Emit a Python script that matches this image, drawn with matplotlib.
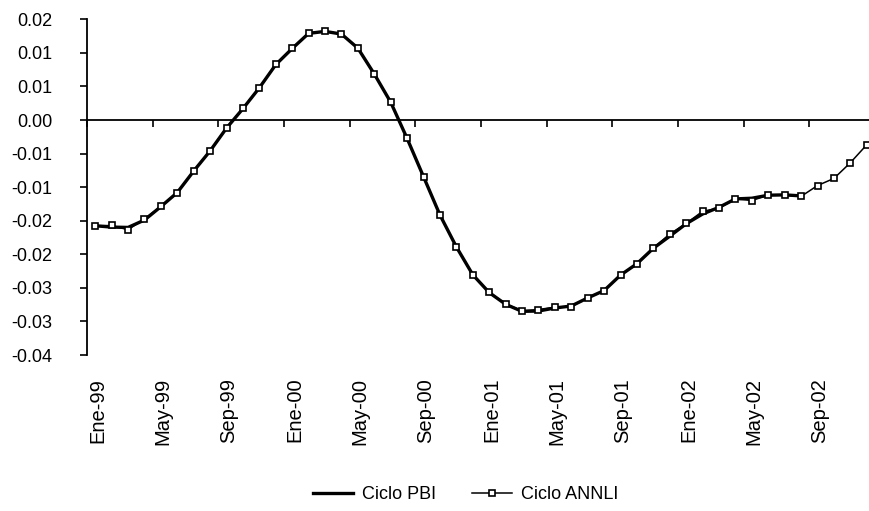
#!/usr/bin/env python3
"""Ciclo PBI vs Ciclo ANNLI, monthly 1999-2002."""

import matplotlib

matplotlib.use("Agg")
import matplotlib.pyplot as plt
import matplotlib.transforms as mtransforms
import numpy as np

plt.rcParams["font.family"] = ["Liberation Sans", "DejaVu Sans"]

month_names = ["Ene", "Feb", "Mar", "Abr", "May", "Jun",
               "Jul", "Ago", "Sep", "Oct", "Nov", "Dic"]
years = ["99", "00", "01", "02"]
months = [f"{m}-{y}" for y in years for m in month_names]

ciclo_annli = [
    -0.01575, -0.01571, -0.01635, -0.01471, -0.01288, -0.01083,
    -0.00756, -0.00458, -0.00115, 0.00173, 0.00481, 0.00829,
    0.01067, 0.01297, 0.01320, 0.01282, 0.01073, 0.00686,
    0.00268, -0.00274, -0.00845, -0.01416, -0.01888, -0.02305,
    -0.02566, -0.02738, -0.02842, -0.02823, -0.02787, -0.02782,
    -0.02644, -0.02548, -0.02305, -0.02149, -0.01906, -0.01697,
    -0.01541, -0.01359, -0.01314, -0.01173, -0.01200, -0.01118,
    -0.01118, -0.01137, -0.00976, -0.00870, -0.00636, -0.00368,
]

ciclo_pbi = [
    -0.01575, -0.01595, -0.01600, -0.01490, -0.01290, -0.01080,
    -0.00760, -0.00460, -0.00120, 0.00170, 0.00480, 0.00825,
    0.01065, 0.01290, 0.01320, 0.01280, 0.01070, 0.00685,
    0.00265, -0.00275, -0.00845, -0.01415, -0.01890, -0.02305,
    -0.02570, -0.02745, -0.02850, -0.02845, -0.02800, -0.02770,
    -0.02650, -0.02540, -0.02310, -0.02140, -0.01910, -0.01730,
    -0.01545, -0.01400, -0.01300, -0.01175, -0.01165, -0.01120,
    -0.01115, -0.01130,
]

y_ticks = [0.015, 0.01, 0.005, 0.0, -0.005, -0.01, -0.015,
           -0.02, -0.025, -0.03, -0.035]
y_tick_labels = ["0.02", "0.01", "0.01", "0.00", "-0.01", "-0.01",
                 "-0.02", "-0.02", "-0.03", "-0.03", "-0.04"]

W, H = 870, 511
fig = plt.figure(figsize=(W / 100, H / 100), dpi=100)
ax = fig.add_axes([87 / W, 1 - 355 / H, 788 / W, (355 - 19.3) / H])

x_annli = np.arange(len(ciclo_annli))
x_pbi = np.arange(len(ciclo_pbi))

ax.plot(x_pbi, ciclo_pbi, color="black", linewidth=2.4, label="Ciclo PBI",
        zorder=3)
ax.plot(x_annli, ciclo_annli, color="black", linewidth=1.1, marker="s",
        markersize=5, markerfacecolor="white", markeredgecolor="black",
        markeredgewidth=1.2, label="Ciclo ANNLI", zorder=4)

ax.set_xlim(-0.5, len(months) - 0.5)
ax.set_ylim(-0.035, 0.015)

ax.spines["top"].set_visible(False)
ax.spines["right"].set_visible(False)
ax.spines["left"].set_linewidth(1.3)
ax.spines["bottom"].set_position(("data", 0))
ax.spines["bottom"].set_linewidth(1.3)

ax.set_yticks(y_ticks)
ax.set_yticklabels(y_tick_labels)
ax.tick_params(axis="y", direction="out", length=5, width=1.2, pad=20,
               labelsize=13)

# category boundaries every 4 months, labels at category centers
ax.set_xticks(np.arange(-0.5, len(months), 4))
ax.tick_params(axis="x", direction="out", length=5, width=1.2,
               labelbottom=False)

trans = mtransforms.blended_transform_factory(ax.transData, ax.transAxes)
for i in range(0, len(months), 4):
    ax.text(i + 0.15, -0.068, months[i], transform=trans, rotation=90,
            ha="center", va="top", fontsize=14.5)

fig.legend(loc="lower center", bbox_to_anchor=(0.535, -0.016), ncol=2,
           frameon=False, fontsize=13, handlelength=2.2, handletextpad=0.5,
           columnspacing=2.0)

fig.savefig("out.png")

**WRITTEN INSTRUCTION**
Write out each line of the listing above, exactly, from its first line to the line holding "m in month_names]", inclusive. Skip the pictures.

**OUTPUT FOR THIS TASK**
Emit a Python script that matches this image, drawn with matplotlib.
#!/usr/bin/env python3
"""Ciclo PBI vs Ciclo ANNLI, monthly 1999-2002."""

import matplotlib

matplotlib.use("Agg")
import matplotlib.pyplot as plt
import matplotlib.transforms as mtransforms
import numpy as np

plt.rcParams["font.family"] = ["Liberation Sans", "DejaVu Sans"]

month_names = ["Ene", "Feb", "Mar", "Abr", "May", "Jun",
               "Jul", "Ago", "Sep", "Oct", "Nov", "Dic"]
years = ["99", "00", "01", "02"]
months = [f"{m}-{y}" for y in years for m in month_names]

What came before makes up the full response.